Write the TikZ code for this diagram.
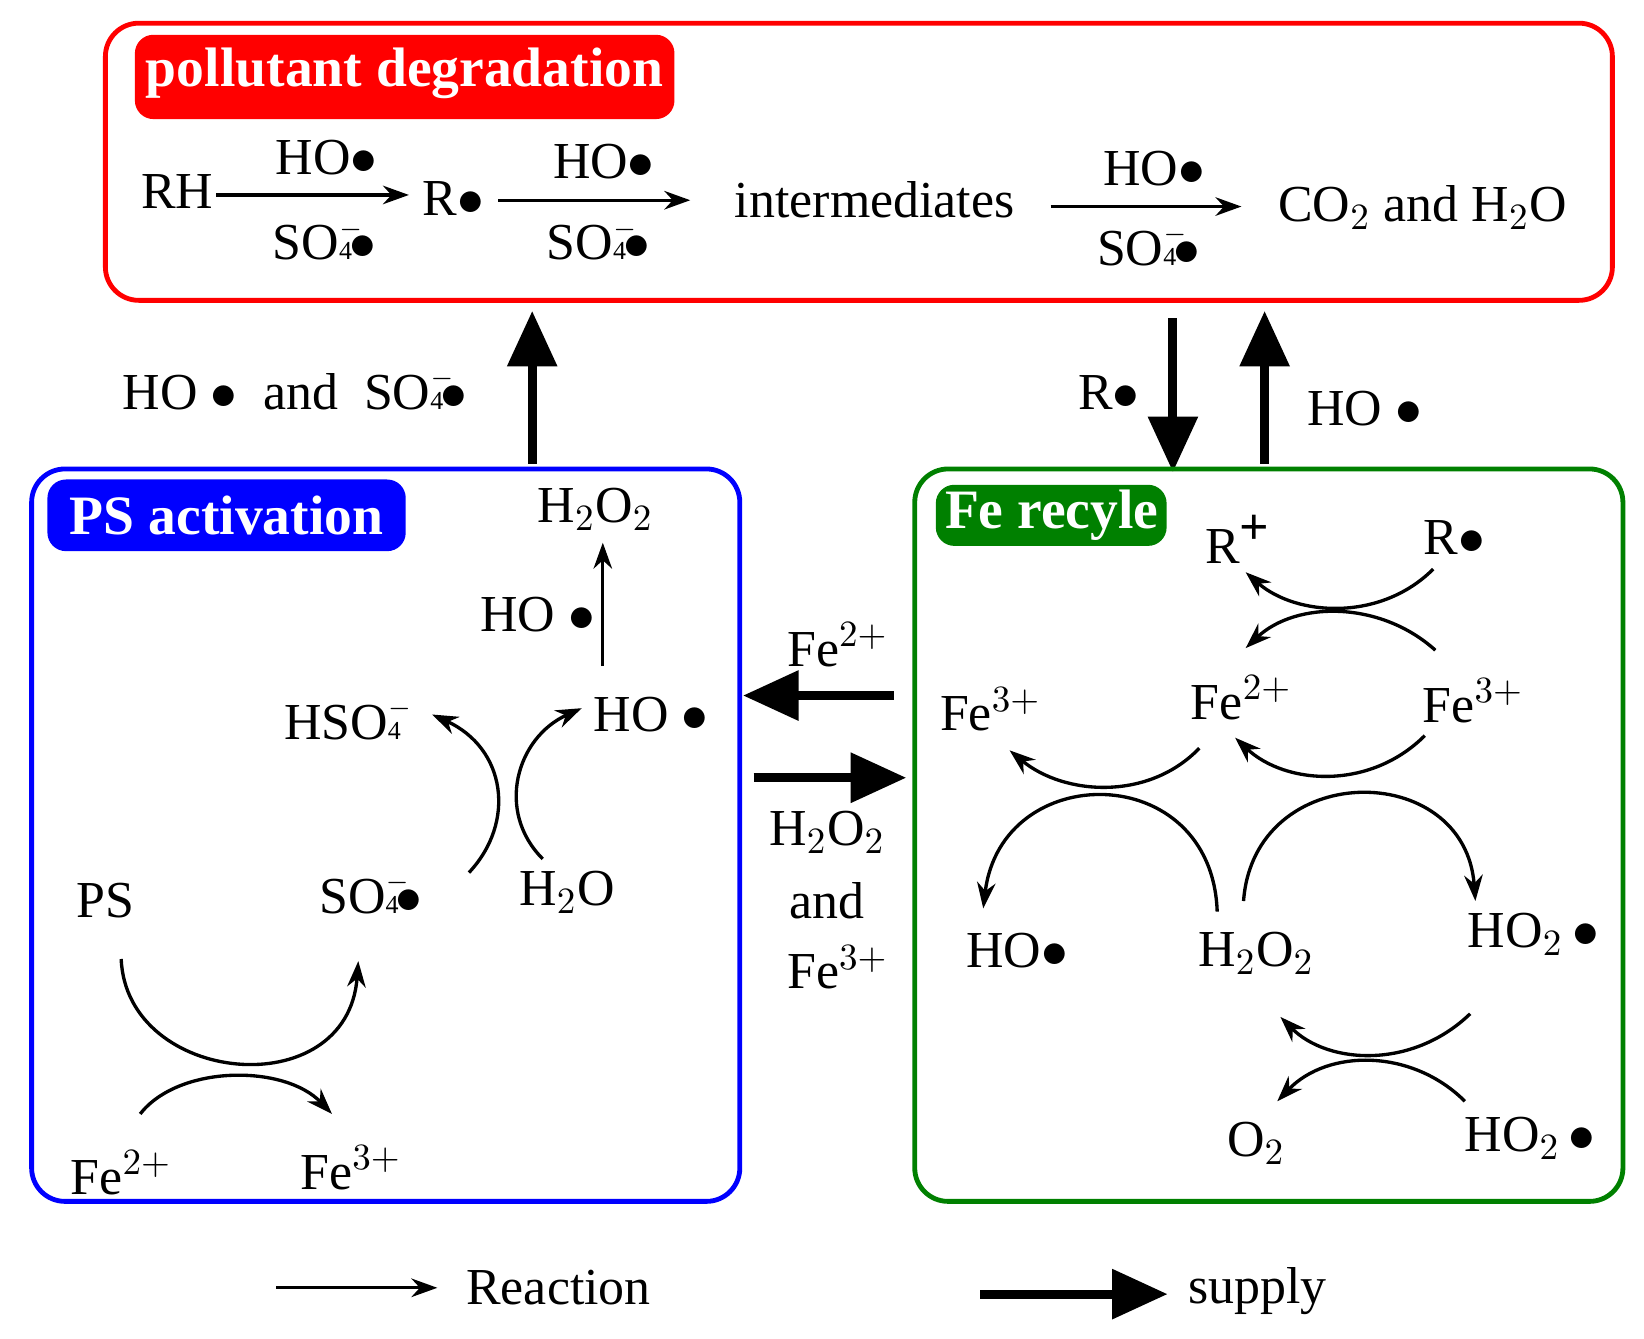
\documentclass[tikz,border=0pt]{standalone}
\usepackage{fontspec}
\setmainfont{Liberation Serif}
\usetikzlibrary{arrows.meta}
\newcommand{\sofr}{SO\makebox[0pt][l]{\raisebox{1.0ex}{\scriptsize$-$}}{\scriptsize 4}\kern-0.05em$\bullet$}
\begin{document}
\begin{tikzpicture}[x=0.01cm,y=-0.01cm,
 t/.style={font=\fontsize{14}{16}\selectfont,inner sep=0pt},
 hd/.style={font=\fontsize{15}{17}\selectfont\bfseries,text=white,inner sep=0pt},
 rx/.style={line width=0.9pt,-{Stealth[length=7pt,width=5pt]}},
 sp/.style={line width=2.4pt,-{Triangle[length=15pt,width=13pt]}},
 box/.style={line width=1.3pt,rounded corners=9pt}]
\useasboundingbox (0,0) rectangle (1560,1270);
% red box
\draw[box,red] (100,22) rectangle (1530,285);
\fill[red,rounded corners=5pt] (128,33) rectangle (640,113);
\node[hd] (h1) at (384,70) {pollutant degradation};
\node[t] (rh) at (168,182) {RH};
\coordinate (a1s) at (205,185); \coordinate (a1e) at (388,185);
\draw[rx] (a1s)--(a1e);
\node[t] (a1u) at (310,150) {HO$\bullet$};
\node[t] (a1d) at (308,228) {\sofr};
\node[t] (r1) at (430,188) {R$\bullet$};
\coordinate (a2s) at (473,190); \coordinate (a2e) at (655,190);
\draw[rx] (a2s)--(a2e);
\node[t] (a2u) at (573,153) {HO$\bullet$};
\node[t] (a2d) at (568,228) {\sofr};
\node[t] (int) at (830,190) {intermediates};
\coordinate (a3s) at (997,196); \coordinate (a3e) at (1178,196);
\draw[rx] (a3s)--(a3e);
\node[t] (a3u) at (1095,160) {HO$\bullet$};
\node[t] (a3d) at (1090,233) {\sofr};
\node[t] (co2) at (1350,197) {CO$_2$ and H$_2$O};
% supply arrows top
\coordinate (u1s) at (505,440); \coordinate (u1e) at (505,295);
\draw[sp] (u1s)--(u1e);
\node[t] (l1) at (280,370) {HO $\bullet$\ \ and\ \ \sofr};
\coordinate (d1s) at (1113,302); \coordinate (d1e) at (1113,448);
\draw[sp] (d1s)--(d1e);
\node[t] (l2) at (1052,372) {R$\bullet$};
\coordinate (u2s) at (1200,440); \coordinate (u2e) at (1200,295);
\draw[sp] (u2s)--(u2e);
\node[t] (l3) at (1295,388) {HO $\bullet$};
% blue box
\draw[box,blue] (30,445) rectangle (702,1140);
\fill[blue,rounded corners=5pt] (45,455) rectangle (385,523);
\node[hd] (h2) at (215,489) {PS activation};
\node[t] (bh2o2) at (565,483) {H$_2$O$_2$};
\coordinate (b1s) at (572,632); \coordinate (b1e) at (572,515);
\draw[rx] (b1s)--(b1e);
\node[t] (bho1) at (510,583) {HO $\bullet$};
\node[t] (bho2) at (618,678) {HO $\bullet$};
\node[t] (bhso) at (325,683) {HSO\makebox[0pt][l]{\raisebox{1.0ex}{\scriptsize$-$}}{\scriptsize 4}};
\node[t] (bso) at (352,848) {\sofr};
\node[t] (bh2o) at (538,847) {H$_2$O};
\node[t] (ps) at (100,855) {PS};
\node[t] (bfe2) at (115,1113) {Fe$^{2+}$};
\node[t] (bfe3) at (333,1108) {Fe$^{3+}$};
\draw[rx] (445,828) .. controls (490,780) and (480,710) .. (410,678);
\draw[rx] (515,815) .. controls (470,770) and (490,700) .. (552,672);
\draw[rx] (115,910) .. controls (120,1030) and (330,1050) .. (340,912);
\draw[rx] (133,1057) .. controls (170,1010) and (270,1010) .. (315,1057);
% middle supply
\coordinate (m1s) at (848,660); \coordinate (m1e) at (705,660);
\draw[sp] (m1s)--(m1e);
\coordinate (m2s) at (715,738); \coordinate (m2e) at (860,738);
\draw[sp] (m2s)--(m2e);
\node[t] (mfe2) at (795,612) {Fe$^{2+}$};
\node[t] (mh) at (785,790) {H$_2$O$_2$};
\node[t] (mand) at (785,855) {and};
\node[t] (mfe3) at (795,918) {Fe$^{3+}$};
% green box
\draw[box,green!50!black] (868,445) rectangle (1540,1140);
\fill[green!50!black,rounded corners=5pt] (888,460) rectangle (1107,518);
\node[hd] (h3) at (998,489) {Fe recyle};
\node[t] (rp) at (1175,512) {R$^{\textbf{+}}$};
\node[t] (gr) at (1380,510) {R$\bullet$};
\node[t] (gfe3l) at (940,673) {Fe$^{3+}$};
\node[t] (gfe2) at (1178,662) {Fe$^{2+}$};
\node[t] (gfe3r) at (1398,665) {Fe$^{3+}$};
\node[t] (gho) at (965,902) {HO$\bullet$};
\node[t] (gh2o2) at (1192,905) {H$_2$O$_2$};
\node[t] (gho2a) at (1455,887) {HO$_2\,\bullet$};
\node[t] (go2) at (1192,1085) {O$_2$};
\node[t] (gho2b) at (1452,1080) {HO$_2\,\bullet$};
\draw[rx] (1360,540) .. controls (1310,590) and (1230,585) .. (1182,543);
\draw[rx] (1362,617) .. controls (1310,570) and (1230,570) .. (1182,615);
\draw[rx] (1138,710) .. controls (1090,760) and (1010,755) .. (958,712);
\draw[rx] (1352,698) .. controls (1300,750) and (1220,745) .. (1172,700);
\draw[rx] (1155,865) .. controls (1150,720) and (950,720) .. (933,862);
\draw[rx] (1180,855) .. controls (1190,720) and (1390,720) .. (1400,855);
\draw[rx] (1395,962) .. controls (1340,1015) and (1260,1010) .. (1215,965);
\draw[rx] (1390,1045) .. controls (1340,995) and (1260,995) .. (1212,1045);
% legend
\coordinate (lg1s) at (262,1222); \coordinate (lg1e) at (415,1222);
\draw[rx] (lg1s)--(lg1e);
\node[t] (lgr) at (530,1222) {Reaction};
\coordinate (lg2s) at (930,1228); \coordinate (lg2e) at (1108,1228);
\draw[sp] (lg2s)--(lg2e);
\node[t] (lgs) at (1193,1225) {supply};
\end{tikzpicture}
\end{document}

•••

◆ **Given instruction**:
Reproduce every line above as written, skipping pictures.

◆ **Exercise response**:
Write the TikZ code for this diagram.
\documentclass[tikz,border=0pt]{standalone}
\usepackage{fontspec}
\setmainfont{Liberation Serif}
\usetikzlibrary{arrows.meta}
\newcommand{\sofr}{SO\makebox[0pt][l]{\raisebox{1.0ex}{\scriptsize$-$}}{\scriptsize 4}\kern-0.05em$\bullet$}
\begin{document}
\begin{tikzpicture}[x=0.01cm,y=-0.01cm,
 t/.style={font=\fontsize{14}{16}\selectfont,inner sep=0pt},
 hd/.style={font=\fontsize{15}{17}\selectfont\bfseries,text=white,inner sep=0pt},
 rx/.style={line width=0.9pt,-{Stealth[length=7pt,width=5pt]}},
 sp/.style={line width=2.4pt,-{Triangle[length=15pt,width=13pt]}},
 box/.style={line width=1.3pt,rounded corners=9pt}]
\useasboundingbox (0,0) rectangle (1560,1270);
% red box
\draw[box,red] (100,22) rectangle (1530,285);
\fill[red,rounded corners=5pt] (128,33) rectangle (640,113);
\node[hd] (h1) at (384,70) {pollutant degradation};
\node[t] (rh) at (168,182) {RH};
\coordinate (a1s) at (205,185); \coordinate (a1e) at (388,185);
\draw[rx] (a1s)--(a1e);
\node[t] (a1u) at (310,150) {HO$\bullet$};
\node[t] (a1d) at (308,228) {\sofr};
\node[t] (r1) at (430,188) {R$\bullet$};
\coordinate (a2s) at (473,190); \coordinate (a2e) at (655,190);
\draw[rx] (a2s)--(a2e);
\node[t] (a2u) at (573,153) {HO$\bullet$};
\node[t] (a2d) at (568,228) {\sofr};
\node[t] (int) at (830,190) {intermediates};
\coordinate (a3s) at (997,196); \coordinate (a3e) at (1178,196);
\draw[rx] (a3s)--(a3e);
\node[t] (a3u) at (1095,160) {HO$\bullet$};
\node[t] (a3d) at (1090,233) {\sofr};
\node[t] (co2) at (1350,197) {CO$_2$ and H$_2$O};
% supply arrows top
\coordinate (u1s) at (505,440); \coordinate (u1e) at (505,295);
\draw[sp] (u1s)--(u1e);
\node[t] (l1) at (280,370) {HO $\bullet$\ \ and\ \ \sofr};
\coordinate (d1s) at (1113,302); \coordinate (d1e) at (1113,448);
\draw[sp] (d1s)--(d1e);
\node[t] (l2) at (1052,372) {R$\bullet$};
\coordinate (u2s) at (1200,440); \coordinate (u2e) at (1200,295);
\draw[sp] (u2s)--(u2e);
\node[t] (l3) at (1295,388) {HO $\bullet$};
% blue box
\draw[box,blue] (30,445) rectangle (702,1140);
\fill[blue,rounded corners=5pt] (45,455) rectangle (385,523);
\node[hd] (h2) at (215,489) {PS activation};
\node[t] (bh2o2) at (565,483) {H$_2$O$_2$};
\coordinate (b1s) at (572,632); \coordinate (b1e) at (572,515);
\draw[rx] (b1s)--(b1e);
\node[t] (bho1) at (510,583) {HO $\bullet$};
\node[t] (bho2) at (618,678) {HO $\bullet$};
\node[t] (bhso) at (325,683) {HSO\makebox[0pt][l]{\raisebox{1.0ex}{\scriptsize$-$}}{\scriptsize 4}};
\node[t] (bso) at (352,848) {\sofr};
\node[t] (bh2o) at (538,847) {H$_2$O};
\node[t] (ps) at (100,855) {PS};
\node[t] (bfe2) at (115,1113) {Fe$^{2+}$};
\node[t] (bfe3) at (333,1108) {Fe$^{3+}$};
\draw[rx] (445,828) .. controls (490,780) and (480,710) .. (410,678);
\draw[rx] (515,815) .. controls (470,770) and (490,700) .. (552,672);
\draw[rx] (115,910) .. controls (120,1030) and (330,1050) .. (340,912);
\draw[rx] (133,1057) .. controls (170,1010) and (270,1010) .. (315,1057);
% middle supply
\coordinate (m1s) at (848,660); \coordinate (m1e) at (705,660);
\draw[sp] (m1s)--(m1e);
\coordinate (m2s) at (715,738); \coordinate (m2e) at (860,738);
\draw[sp] (m2s)--(m2e);
\node[t] (mfe2) at (795,612) {Fe$^{2+}$};
\node[t] (mh) at (785,790) {H$_2$O$_2$};
\node[t] (mand) at (785,855) {and};
\node[t] (mfe3) at (795,918) {Fe$^{3+}$};
% green box
\draw[box,green!50!black] (868,445) rectangle (1540,1140);
\fill[green!50!black,rounded corners=5pt] (888,460) rectangle (1107,518);
\node[hd] (h3) at (998,489) {Fe recyle};
\node[t] (rp) at (1175,512) {R$^{\textbf{+}}$};
\node[t] (gr) at (1380,510) {R$\bullet$};
\node[t] (gfe3l) at (940,673) {Fe$^{3+}$};
\node[t] (gfe2) at (1178,662) {Fe$^{2+}$};
\node[t] (gfe3r) at (1398,665) {Fe$^{3+}$};
\node[t] (gho) at (965,902) {HO$\bullet$};
\node[t] (gh2o2) at (1192,905) {H$_2$O$_2$};
\node[t] (gho2a) at (1455,887) {HO$_2\,\bullet$};
\node[t] (go2) at (1192,1085) {O$_2$};
\node[t] (gho2b) at (1452,1080) {HO$_2\,\bullet$};
\draw[rx] (1360,540) .. controls (1310,590) and (1230,585) .. (1182,543);
\draw[rx] (1362,617) .. controls (1310,570) and (1230,570) .. (1182,615);
\draw[rx] (1138,710) .. controls (1090,760) and (1010,755) .. (958,712);
\draw[rx] (1352,698) .. controls (1300,750) and (1220,745) .. (1172,700);
\draw[rx] (1155,865) .. controls (1150,720) and (950,720) .. (933,862);
\draw[rx] (1180,855) .. controls (1190,720) and (1390,720) .. (1400,855);
\draw[rx] (1395,962) .. controls (1340,1015) and (1260,1010) .. (1215,965);
\draw[rx] (1390,1045) .. controls (1340,995) and (1260,995) .. (1212,1045);
% legend
\coordinate (lg1s) at (262,1222); \coordinate (lg1e) at (415,1222);
\draw[rx] (lg1s)--(lg1e);
\node[t] (lgr) at (530,1222) {Reaction};
\coordinate (lg2s) at (930,1228); \coordinate (lg2e) at (1108,1228);
\draw[sp] (lg2s)--(lg2e);
\node[t] (lgs) at (1193,1225) {supply};
\end{tikzpicture}
\end{document}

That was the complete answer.